Companies can use patent families to reduce costs associated with obtaining patents, increase the number of patents obtained and increase the claimed scope of patent protection. A patent family is a set of patents that utilize the same disclosure of a patent and have the same priority date.

Patent attorney’s file most original patent applications for applicants, such as a corporation, start-up, or solo inventors, which the original patent application establishes its own filing date and does not have an effective filing date based upon any other previously filed patent application. This original patent application will become known as a “parent” application in the patent family.

Subsequently, the patent attorney on behalf of the applicant may file continuation patent applications, which utilize the parent application’s disclosure and claim the benefit of the parent application’s priority date. These subsequently filed patent applications are known as “child” applications.

The patent attorney on behalf of the applicant must file child applications when at least one patent in the family is pending. The child application must share at least one inventor with the pending parent application and include claims that are fully supported by the parent application.

During standard prosecution of a patent, the patent attorney on behalf of the applicant files the patent application. Subsequently, an examiner at the U.S. Patent and Trademark Office reviews the patent application and issue what’s called an office action.

Typically, the first office action issued will reject all the claims and require clarifying amendments to overcome the rejections. Normally, a patent application will receive between two and five office actions to secure patent with sufficiently broad claims.

However, each office action requires a patent attorney to do six things: 1. review the examiner’s rejections, 2. review the references associated with the rejections, 3. determine differences between the references and the invention, 4. draft clarifying amendments to the claims that are not too narrowing, 5. draft arguments about why the claim amendments are different from the prior art, and 6. file the amendments.

This process can take a patent attorney eight to 15 hours for each office action, based on the complexity of the invention and the number of references cited. Legal costs rise quickly when the company must repeat this process several times.

One benefit of using a patent family is that it can reduce substantially the number of office actions issued with a parent patent application. If a company knows that it will file child patent applications, the company can file the parent patent application with narrow claims.

What’s the benefit of filling a parent application with narrow claims? Doing so requires the examiner to find the best possible references for the first office action he issues, effectively showing his hand. The granted narrow claims may afford the company at least some patent protection while substantially lowering the number of office actions required.
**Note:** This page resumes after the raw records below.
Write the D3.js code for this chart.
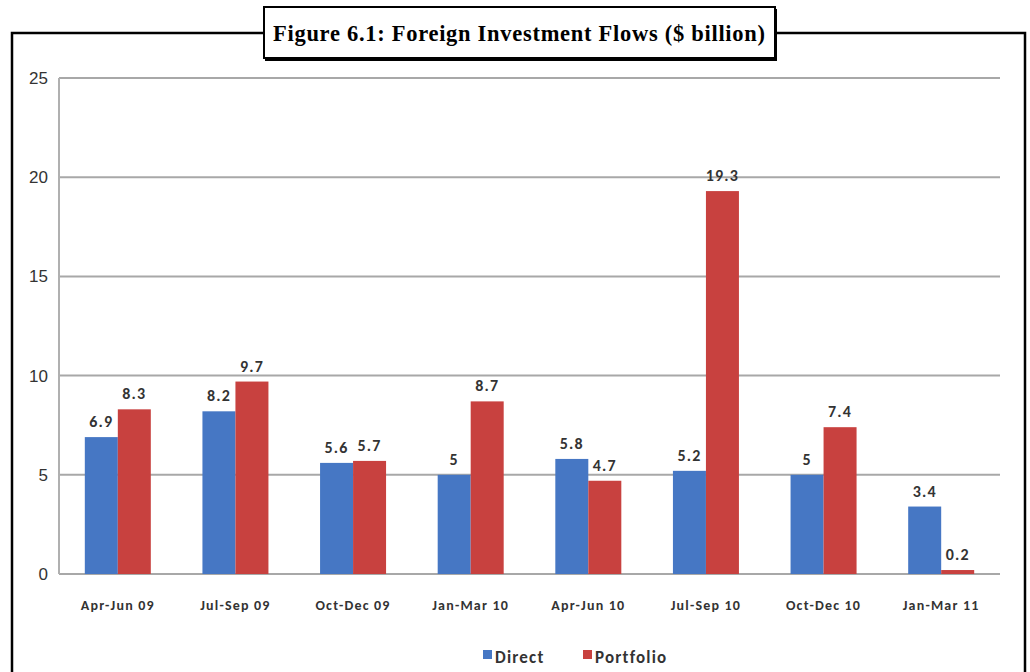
<!DOCTYPE html>
<html><head><meta charset="utf-8">
<script src="https://cdn.jsdelivr.net/npm/d3@7"></script>
<style>body{margin:0;background:#fff;}svg{display:block;}</style>
</head><body>
<svg id="c" width="1030" height="672"></svg>
<script>
const categories = ["Apr-Jun 09","Jul-Sep 09","Oct-Dec 09","Jan-Mar 10","Apr-Jun 10","Jul-Sep 10","Oct-Dec 10","Jan-Mar 11"];
const direct = [6.9, 8.2, 5.6, 5, 5.8, 5.2, 5, 3.4];
const portfolio = [8.3, 9.7, 5.7, 8.7, 4.7, 19.3, 7.4, 0.2];
const seriesNames = ["Direct","Portfolio"];
const yTicks = [0,5,10,15,20,25];
const titleText = "Figure 6.1: Foreign Investment Flows ($ billion)";
const colors = ["#4677c4","#c8413f"];

const svg = d3.select("#c");
// outer frame
svg.append("rect").attr("x",12).attr("y",33).attr("width",1013).attr("height",660)
  .attr("fill","none").attr("stroke","#000").attr("stroke-width",2.5);

const x0 = d3.scaleBand().domain(categories).range([59,1000]).paddingInner(0).paddingOuter(0);
const groupW = 66;
const x1 = d3.scaleBand().domain(seriesNames).range([0,groupW]);
const y = d3.scaleLinear().domain([0,25]).range([574,78]);

// gridlines
const g = svg.append("g");
g.selectAll("line.grid").data(yTicks).join("line")
  .attr("x1",59).attr("x2",1000).attr("y1",d=>y(d)).attr("y2",d=>y(d))
  .attr("stroke","#a8a8a8").attr("stroke-width",2);
g.append("line").attr("x1",59).attr("x2",59).attr("y1",y(25)).attr("y2",y(0))
  .attr("stroke","#b0b0b0").attr("stroke-width",2);

// y axis labels
const yAxis = d3.axisLeft(y).tickValues(yTicks).tickSize(0).tickPadding(0);
const ya = svg.append("g").attr("transform","translate(48,0)").call(yAxis);
ya.select(".domain").remove();
ya.selectAll("text").attr("font-family","Liberation Sans, Arial, sans-serif").attr("font-size",17).attr("fill","#333");

const lblFont = "Carlito, Calibri, Liberation Sans, sans-serif";
// bars
const data = categories.map((c,i)=>({c, vals:[direct[i],portfolio[i]]}));
const groups = svg.selectAll("g.grp").data(data).join("g")
  .attr("transform",d=>`translate(${x0(d.c)+x0.bandwidth()/2-groupW/2},0)`);
groups.selectAll("rect").data(d=>d.vals.map((v,j)=>({v,s:seriesNames[j],j}))).join("rect")
  .attr("x",d=>x1(d.s)).attr("width",x1.bandwidth())
  .attr("y",d=>y(d.v)).attr("height",d=>y(0)-y(d.v))
  .attr("fill",d=>colors[d.j]);
groups.selectAll("text").data(d=>d.vals.map((v,j)=>({v,s:seriesNames[j],j}))).join("text")
  .attr("x",d=>x1(d.s)+x1.bandwidth()/2).attr("y",d=>y(d.v)-10)
  .attr("text-anchor","middle").attr("font-family",lblFont)
  .attr("font-weight","bold").attr("font-size",16).attr("letter-spacing",1.2).attr("fill","#333").text(d=>d.v);

// x axis labels
const xAxis = d3.axisBottom(x0).tickSize(0).tickPadding(0);
const xa = svg.append("g").attr("transform","translate(0,610)").call(xAxis);
xa.select(".domain").remove();
xa.selectAll("text").attr("dy",0).attr("font-family",lblFont)
  .attr("font-weight","bold").attr("font-size",14).attr("letter-spacing",1.2).attr("fill","#333");

// legend
const legX = [483, 583];
const leg = svg.selectAll("g.leg").data(seriesNames).join("g")
  .attr("transform",(d,i)=>`translate(${legX[i]},657)`);
leg.append("rect").attr("x",0).attr("y",-7).attr("width",9).attr("height",9).attr("fill",(d,i)=>colors[i]);
leg.append("text").attr("x",12).attr("y",6).attr("font-family",lblFont)
  .attr("font-weight","bold").attr("font-size",17).attr("letter-spacing",1.2).attr("fill","#333").text(d=>d);

// title box
svg.append("rect").attr("x",265).attr("y",9).attr("width",512).attr("height",52).attr("fill","#000");
svg.append("rect").attr("x",264).attr("y",7).attr("width",511).attr("height",51)
  .attr("fill","#fff").attr("stroke","#000").attr("stroke-width",2);
svg.append("text").attr("x",273).attr("y",41)
  .attr("font-family","Liberation Serif, DejaVu Serif, serif").attr("font-weight","bold")
  .attr("font-size",22.5).attr("fill","#000")
  .attr("textLength",492).attr("lengthAdjust","spacing").text(titleText);
</script>
</body></html>
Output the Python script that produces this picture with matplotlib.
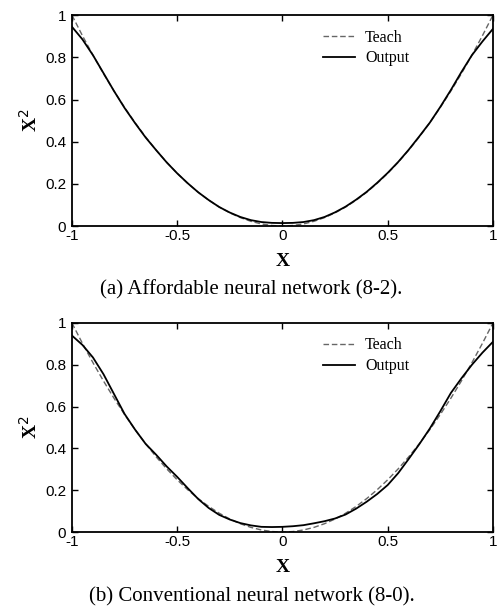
import matplotlib
matplotlib.use('Agg')
import matplotlib.pyplot as plt

# ================================================================================================================
# data (step 0.05 in x)
# ================================================================================================================
x = [-1.0, -0.95, -0.9, -0.85, -0.8, -0.75, -0.7, -0.65, -0.6, -0.55, -0.5,
     -0.45, -0.4, -0.35, -0.3, -0.25, -0.2, -0.15, -0.1, -0.05, 0.0,
     0.05, 0.1, 0.15, 0.2, 0.25, 0.3, 0.35, 0.4, 0.45, 0.5,
     0.55, 0.6, 0.65, 0.7, 0.75, 0.8, 0.85, 0.9, 0.95, 1.0]
teach = [1.0, 0.9025, 0.81, 0.7225, 0.64, 0.5625, 0.49, 0.4225, 0.36, 0.3025, 0.25,
         0.2025, 0.16, 0.1225, 0.09, 0.0625, 0.04, 0.0225, 0.01, 0.0025, 0.0,
         0.0025, 0.01, 0.0225, 0.04, 0.0625, 0.09, 0.1225, 0.16, 0.2025, 0.25,
         0.3025, 0.36, 0.4225, 0.49, 0.5625, 0.64, 0.7225, 0.81, 0.9025, 1.0]
out_a = [0.945, 0.885, 0.81, 0.725, 0.64, 0.56, 0.488, 0.42, 0.36, 0.302, 0.25,
         0.203, 0.16, 0.123, 0.09, 0.064, 0.043, 0.028, 0.019, 0.015, 0.014,
         0.015, 0.019, 0.028, 0.043, 0.065, 0.092, 0.125, 0.162, 0.205, 0.252,
         0.304, 0.362, 0.425, 0.49, 0.565, 0.645, 0.73, 0.81, 0.875, 0.935]
out_b = [0.94, 0.895, 0.835, 0.755, 0.66, 0.565, 0.49, 0.422, 0.37, 0.314, 0.264,
         0.21, 0.158, 0.115, 0.082, 0.06, 0.043, 0.032, 0.025, 0.024, 0.025,
         0.028, 0.033, 0.042, 0.052, 0.065, 0.084, 0.112, 0.145, 0.182, 0.225,
         0.282, 0.35, 0.42, 0.495, 0.578, 0.665, 0.735, 0.80, 0.858, 0.91]
xticks = [-1, -0.5, 0, 0.5, 1]
xticklabels = ['-1', '-0.5', '0', '0.5', '1']
yticks = [0, 0.2, 0.4, 0.6, 0.8, 1]
yticklabels = ['0', '0.2', '0.4', '0.6', '0.8', '1']
captions = ['(a) Affordable neural network (8-2).', '(b) Conventional neural network (8-0).']

SANS = 'Liberation Sans'
SERIF = 'Liberation Serif'

fig = plt.figure(figsize=(5.03, 6.06), dpi=100)
boxes = [[0.143, 0.627, 0.837, 0.348], [0.143, 0.122, 0.837, 0.345]]
cap_y = [0.514, 0.008]   # caption baselines

for box, out, cap, cy in zip(boxes, [out_a, out_b], captions, cap_y):
    ax = fig.add_axes(box)
    ax.plot(x, teach, '--', color='#666666', lw=1.0, dashes=(4, 2), label='Teach')
    ax.plot(x, out, '-', color='black', lw=1.3, label='Output')
    ax.set_xlim(-1, 1)
    ax.set_ylim(0, 1)
    ax.set_xticks(xticks)
    ax.set_xticklabels(xticklabels, fontfamily=SANS, fontsize=11)
    ax.set_yticks(yticks)
    ax.set_yticklabels(yticklabels, fontfamily=SANS, fontsize=11)
    ax.tick_params(direction='in', length=4, width=1, top=True, right=True)
    ax.tick_params(axis='y', pad=4)
    ax.tick_params(axis='x', pad=2)
    for s in ax.spines.values():
        s.set_linewidth(1.3)
    ax.set_xlabel('X', fontfamily=SERIF, fontweight='bold', fontsize=14, labelpad=7)
    ax.set_ylabel(r'X$^{\mathsf{2}}$', fontfamily=SERIF, fontweight='bold', fontsize=14,
                  labelpad=3)
    ax.legend(loc='upper right', bbox_to_anchor=(0.835, 1.0), frameon=False,
              prop={'family': SERIF, 'size': 11.5}, handlelength=2.0,
              handletextpad=0.6, labelspacing=0.3)
    fig.text(0.5, cy, cap, ha='center', va='baseline', fontfamily=SERIF, fontsize=15)

fig.savefig('out.png', dpi=100)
That’s not all. The narrow claims in the parent application also may allow a company to cover the functionality of a specific product without design-arounds in mind. Additionally, by filing a parent application with narrow claims, the examiner may divulge what claim areas he or she believes are patentable without issuing an office action.

 Helping the Child

After receiving this knowledge, the patent lawyer subsequently may file child patent applications involving broader patent claims with the USPTO. The patent lawyer can draft the claims in the child patent applications around references the examiner cites during his or her initial search for the parent patent application. Furthermore, the patent attorney can file additional child patent applications with claims that cover an additional or different claim scope than the claims within the filed parent application or other child applications.

Another benefit is flexibility. By maintaining a pending application in a patent family, the company later may file child applications with claim scopes that the patent attorney can change.

For instance, if a competitor creates a product to design around the company’s granted patent, a child application may include claims that cover designs-arounds. Therefore, the company can use child applications to cover competitors’ designs that were not implemented at the time of filing, as long as the pending application in the family includes support for such amendments.

After filing a parent application with narrow claims, the number of office actions issued and corresponding attorney fees drop drastically reduced. This may lead to the addition of more patents to a portfolio, a broader claim score associated with the patent family, and a reduction in the attorney fees and USPTO fees associated with obtaining the patents.

Nonetheless, some disadvantages to filing patents in families should concern in-house lawyers. A patent term is 20 years from the filing date of the earliest filed parent application in a patent family. Thus, filing a child application has the potential to drastically reduce the enforcement life of the child application.

There also are costs associated with maintaining each individual patent after the PTO issues it. Yet, if one member of the patent family includes claims that protect intellectual property with relatively little value, the company may decide to let this patent go abandoned as a sunk cost.

Filing patent families is all about formulating a strategy that a company’s in-house attorney and the company’s patent attorney should develop. This strategy should include what is the most important claims scope the company is trying to protect, and which claim sets should be looked at for protection with subsequent child applications.